Los progres pueden ser muy tontos y de moralidad problemática, pero de Prada debería citar a alguno que exhorte a entregarse sin recato a la promiscuidad. Si es que puede.

Son posibles otras defensas del Papa respecto a la problemática del preservativo y el sida más inteligentes y con menos moralina. Por ejemplo la de David Friedman.

De Prada quiere reflexionar «sobre la dificultad insalvable que constituye tratar de afirmar la verdad profunda de las cosas, en una época que ha renunciado a la posibilidad del conocimiento, enfangada en un lodazal en el que sólo triunfan el embrollo y la desintegración de la razón.» Ninguna época ha dispuesto de tanto conocimiento como la actual. El problema es que él entiende como verdad profunda la superstición sobrenatural revelada de la fe religiosa, o sea lo contrario de la razón y el conocimiento del mundo natural realmente existente.
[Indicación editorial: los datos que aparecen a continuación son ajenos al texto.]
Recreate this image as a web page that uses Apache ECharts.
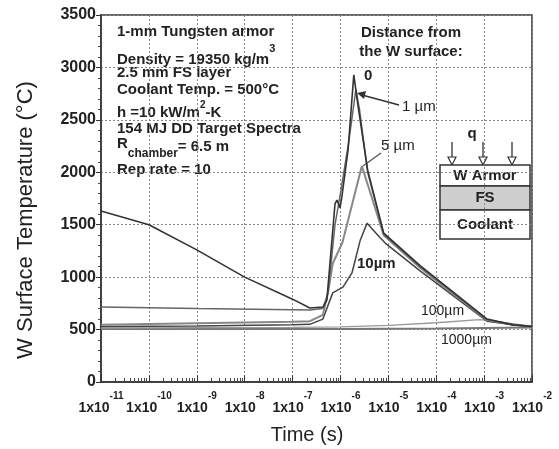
<!DOCTYPE html>
<html>
<head>
<meta charset="utf-8">
<script src="https://cdn.jsdelivr.net/npm/echarts@6/dist/echarts.min.js"></script>
<style>
html, body { margin: 0; padding: 0; background: #fff; }
#main { width: 559px; height: 449px; }
</style>
</head>
<body>
<div id="main"></div>
<script>
// time (s) / temperature (°C), one pair of arrays per depth
var t0 = [1e-11, 1e-10, 1e-9, 1e-8, 1e-7, 2.3e-7, 4.3e-7, 5.2e-7, 7.7e-7, 8.5e-7, 9.8e-7, 1.07e-6, 1.44e-6, 1.9e-6, 2.3e-6, 3.7e-6, 8.0e-6, 4.6e-5, 1.15e-3, 4e-3, 1e-2];
var T0 = [1630, 1500, 1260, 1000, 790, 705, 715, 780, 1700, 1735, 1660, 1765, 2210, 2930, 2650, 2020, 1420, 1110, 600, 545, 530];

var t1 = [1e-11, 1e-9, 1e-7, 2.3e-7, 4.3e-7, 5.5e-7, 7.7e-7, 1.0e-6, 1.5e-6, 2.1e-6, 2.5e-6, 3.7e-6, 8.0e-6, 4.6e-5, 1.15e-3, 4e-3, 1e-2];
var T1 = [715, 700, 690, 686, 700, 850, 1500, 1800, 2300, 2790, 2600, 2000, 1410, 1100, 595, 545, 530];

var t5 = [1e-11, 1e-9, 1e-7, 2.3e-7, 4.3e-7, 5.5e-7, 6.9e-7, 9.8e-7, 1.1e-6, 2.8e-6, 8.0e-6, 4.6e-5, 1.15e-3, 4e-3, 1e-2];
var T5 = [545, 560, 575, 580, 640, 850, 1130, 1280, 1330, 2060, 1400, 1090, 590, 545, 530];

var t10 = [1e-11, 1e-9, 1e-7, 2.3e-7, 4.3e-7, 6.9e-7, 1.13e-6, 1.74e-6, 2.6e-6, 3.6e-6, 6.6e-6, 8.6e-6, 4.6e-5, 1.15e-3, 4e-3, 1e-2];
var T10 = [530, 535, 545, 550, 600, 850, 905, 1040, 1355, 1515, 1380, 1325, 1060, 580, 545, 530];

var t100 = [1e-11, 1e-7, 1e-6, 1e-5, 1e-4, 8e-4, 2e-3, 1e-2];
var T100 = [515, 520, 525, 540, 565, 595, 575, 530];

var t1000 = [1e-11, 1e-6, 1e-4, 1e-3, 1e-2];
var T1000 = [505, 505, 510, 515, 520];

var FONT = "'Liberation Sans', Arial, sans-serif";

function pairs(t, T) {
  return t.map(function (v, i) { return [v, T[i]]; });
}

function line(name, t, T, color, width) {
  return {
    name: name,
    type: "line",
    data: pairs(t, T),
    symbol: "none",
    lineStyle: { color: color, width: width },
    animation: false
  };
}

function txt(x, y, text, size, weight, align) {
  return {
    type: "text",
    x: x,
    y: y,
    style: {
      text: text,
      font: (weight || "bold") + " " + (size || 15) + "px " + FONT,
      fill: "#222",
      align: align || "left",
      verticalAlign: "middle"
    }
  };
}

var ctx = document.createElement("canvas").getContext("2d");
function textWidth(text, size, weight) {
  ctx.font = (weight || "bold") + " " + size + "px " + FONT;
  return ctx.measureText(text).width;
}

// rich text token styles (base text sits at the bottom, exponents at the top)
function tok(size, weight, va, lh, pad) {
  var s = { font: weight + " " + size + "px " + FONT, fontFamily: FONT, fontSize: size, fontWeight: weight,
            fill: "#222", color: "#222", verticalAlign: va };
  if (lh) s.lineHeight = lh;
  if (pad) s.padding = pad;
  return s;
}

var rW = textWidth("R", 15);
var chW = textWidth("chamber", 12);

var chart = echarts.init(document.getElementById("main"));
chart.setOption({
  animation: false,
  grid: {
    left: 101, right: 27, top: 15, bottom: 67,
    show: true, borderColor: "#333", borderWidth: 1.5
  },
  xAxis: {
    type: "log",
    logBase: 10,
    min: 1e-11,
    max: 1e-2,
    axisLine: { lineStyle: { color: "#333", width: 1.5 } },
    axisTick: { inside: true, length: 7, lineStyle: { color: "#333" } },
    minorTick: { show: true, splitNumber: 9, length: 4, lineStyle: { color: "#444" } },
    splitLine: { show: true, lineStyle: { color: "#888", width: 1, type: [2, 2] } },
    axisLabel: {
      margin: 9,
      formatter: function (v) {
        return "{a|1x10}{b|" + Math.round(Math.log10(v)) + "}";
      },
      rich: {
        a: tok(14, "bold", "bottom", 24),
        b: tok(10, "bold", "top")
      }
    }
  },
  yAxis: {
    type: "value",
    min: 0,
    max: 3500,
    interval: 500,
    axisLine: { show: true, lineStyle: { color: "#333", width: 1.5 } },
    axisTick: { show: true, length: 5, lineStyle: { color: "#333" } },
    minorTick: { show: true, splitNumber: 5, length: 3, lineStyle: { color: "#444" } },
    splitLine: { show: true, lineStyle: { color: "#888", width: 1, type: [2, 2] } },
    axisLabel: {
      margin: 5, fontFamily: FONT, fontSize: 16, fontWeight: "bold", color: "#222",
      formatter: function (v) { return String(v); }
    }
  },
  series: [
    line("1000µm", t1000, T1000, "#777", 2),
    line("100µm", t100, T100, "#999", 1.3),
    line("10µm", t10, T10, "#444", 1.5),
    line("5µm", t5, T5, "#888", 2),
    line("1µm", t1, T1, "#666", 1.5),
    line("0", t0, T0, "#333", 1.6)
  ],
  graphic: [
    { type: "text", x: 26, y: 220, rotation: Math.PI / 2,
      style: { text: "W Surface Temperature (°C)", font: "22px " + FONT, fill: "#222", align: "center", verticalAlign: "middle" } },
    { type: "text", x: 307, y: 435,
      style: { text: "Time (s)", font: "20px " + FONT, fill: "#222", align: "center", verticalAlign: "middle" } },

    txt(117, 32, "1-mm Tungsten armor"),
    { type: "text", x: 117, y: 43,
      style: { text: "{n|Density = 19350 kg/m}{s|3}", verticalAlign: "top",
        rich: { n: tok(15, "bold", "bottom", 24), s: tok(11, "bold", "top") } } },
    txt(117, 73, "2.5 mm FS layer"),
    txt(117, 90, "Coolant Temp. = 500°C"),
    { type: "text", x: 117, y: 100,
      style: { text: "{n|h =10 kW/m}{s|2}{n|-K}", verticalAlign: "top",
        rich: { n: tok(15, "bold", "bottom", 20), s: tok(10, "bold", "top") } } },
    txt(117, 129, "154 MJ DD Target Spectra"),
    txt(117, 144, "R"),
    txt(117 + rW, 154, "chamber", 12),
    txt(117 + rW + chW, 147, "= 6.5 m"),
    txt(117, 170, "Rep rate = 10"),

    txt(411, 33, "Distance from", 15, "bold", "center"),
    txt(411, 52, "the W surface:", 15, "bold", "center"),

    txt(364, 76, "0", 15, "bold"),
    txt(402, 107, "1 µm", 15, "normal"),
    txt(381, 146, "5 µm", 15, "normal"),
    txt(357, 264, "10µm", 15, "bold"),
    txt(421, 311, "100µm", 14, "normal"),
    txt(441, 340, "1000µm", 14, "normal"),

    { type: "line", shape: { x1: 399, y1: 105, x2: 362, y2: 95 }, style: { stroke: "#333", lineWidth: 1.5 } },
    { type: "polygon", shape: { points: [[357, 93], [366, 91], [364, 99]] }, style: { fill: "#333" } },
    { type: "line", shape: { x1: 381, y1: 153, x2: 363, y2: 166 }, style: { stroke: "#555", lineWidth: 1.3 } },

    txt(472, 134, "q", 15, "bold", "center"),
    { type: "line", shape: { x1: 452, y1: 142, x2: 452, y2: 160 }, style: { stroke: "#333", lineWidth: 1.3 } },
    { type: "line", shape: { x1: 483, y1: 142, x2: 483, y2: 160 }, style: { stroke: "#333", lineWidth: 1.3 } },
    { type: "line", shape: { x1: 512, y1: 142, x2: 512, y2: 160 }, style: { stroke: "#333", lineWidth: 1.3 } },
    { type: "polygon", shape: { points: [[448, 157], [456, 157], [452, 165]] }, style: { fill: "#fff", stroke: "#333", lineWidth: 1.2 } },
    { type: "polygon", shape: { points: [[479, 157], [487, 157], [483, 165]] }, style: { fill: "#fff", stroke: "#333", lineWidth: 1.2 } },
    { type: "polygon", shape: { points: [[508, 157], [516, 157], [512, 165]] }, style: { fill: "#fff", stroke: "#333", lineWidth: 1.2 } },
    { type: "rect", shape: { x: 440, y: 165, width: 90, height: 21 }, style: { fill: "#fff", stroke: "#333", lineWidth: 1.5 } },
    { type: "rect", shape: { x: 440, y: 186, width: 90, height: 24 }, style: { fill: "#cfcfcf", stroke: "#333", lineWidth: 1.5 } },
    { type: "rect", shape: { x: 440, y: 210, width: 90, height: 29 }, style: { fill: "#fff", stroke: "#333", lineWidth: 1.5 } },
    txt(485, 176, "W Armor", 15, "bold", "center"),
    txt(485, 198, "FS", 15, "bold", "center"),
    txt(485, 225, "Coolant", 15, "bold", "center")
  ]
});
</script>
</body>
</html>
Según el Papa «El auténtico problema en este momento actual de la historia es que Dios desaparece del horizonte de los hombres y, con el apagarse de la luz que proviene de Dios, la humanidad se ve afectada por la falta de orientación, cuyos efectos destructivos se ponen cada vez más de manifiesto». Los creyentes más irracionales no parecen capaces de aceptar la posibilidad de una orientación puramente natural.

De Prada remata insistiendo en que al mundo «le falta la luz que viene de lo alto. Es un signo escatológico clarísimo; y aceptando convertirse en diana del escarnio y la calumnia furiosa -en este contexto debemos situar este intento chusco de reprobación de los ignaros-, Benedicto XVI, varón de dolores, está preparando a los cristianos para afrontar la Cruz. Así de duro y así de simple: «Ecce Homo».»

Precioso lo del «varón de dolores». Arrepentíos, que el fin de los tiempos anda cerca.